The company’s shares were down 1.6 percent in extended trading, reversing course after rising as much as 3.5 percent to $30.
Alcoa Chief Financial Officer William Oplinger said on a post-earnings call that the company was eliminating “the poorly point-in-time full-year earnings before interest, tax, depreciation and amortization outlook” given the unprecedented market volatility.
Alcoa said it expected the global aluminum deficit to extend into 2019 and estimated that its aluminum shipments would decline 500,000 to 600,000 tons year over year.
“Demand growth for primary aluminum in 2019 is expected to be robust, with global consumption growth in the range of 3 percent to 4 percent, driven by continued strong growth in China,” Chief Executive Officer Roy Harvey said on the call.
The company said it expected an alumina surplus in China in 2019, driven by refinery expansions and lower-than-expected smelting production.
Strong sales of alumina to third-party smelters, which jumped 20.8 percent to $1.13 billion, helped the company counter a fall in aluminum prices.
Pittsburgh-based Alcoa has reaped mixed benefits from President Donald Trump’s decision to impose tariffs on aluminum and steel imports into the United States.

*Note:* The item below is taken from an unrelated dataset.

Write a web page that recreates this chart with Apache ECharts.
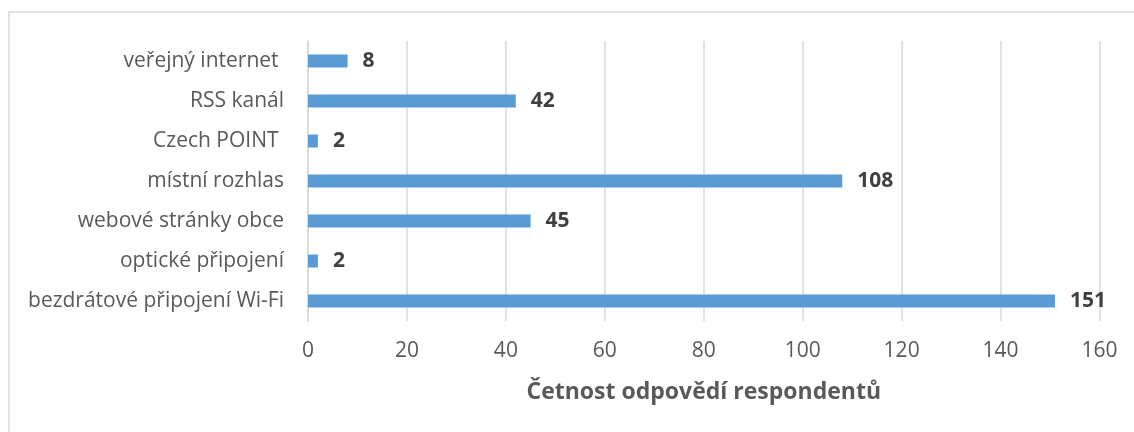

The company has been hit by imports from its smelter in Canada.
Alcoa, which is shuttering two of its aluminum plants in Spain, said it expected an annual net income improvement of $70 million to $80 million beginning in the third quarter of 2019 from the closures.
Benchmark three-month aluminum prices on the London Metal Exchange fell 5.7 percent in December, the steepest monthly drop since June, as the United States said it would withdraw its sanctions on Russian aluminum giant Rusal.
Net income attributable to Alcoa was $43 million, or 23 cents per share, in the quarter ended Dec. 31, compared with a loss of $196 million, or $1.06 per share, a year earlier.
Revenue rose 5.4 percent to $3.34 billion.
On an adjusted basis, the company earned 66 cents per share.
Analysts on average had expected a profit of 50 cents per share, according to I/B/E/S data from Refinitiv.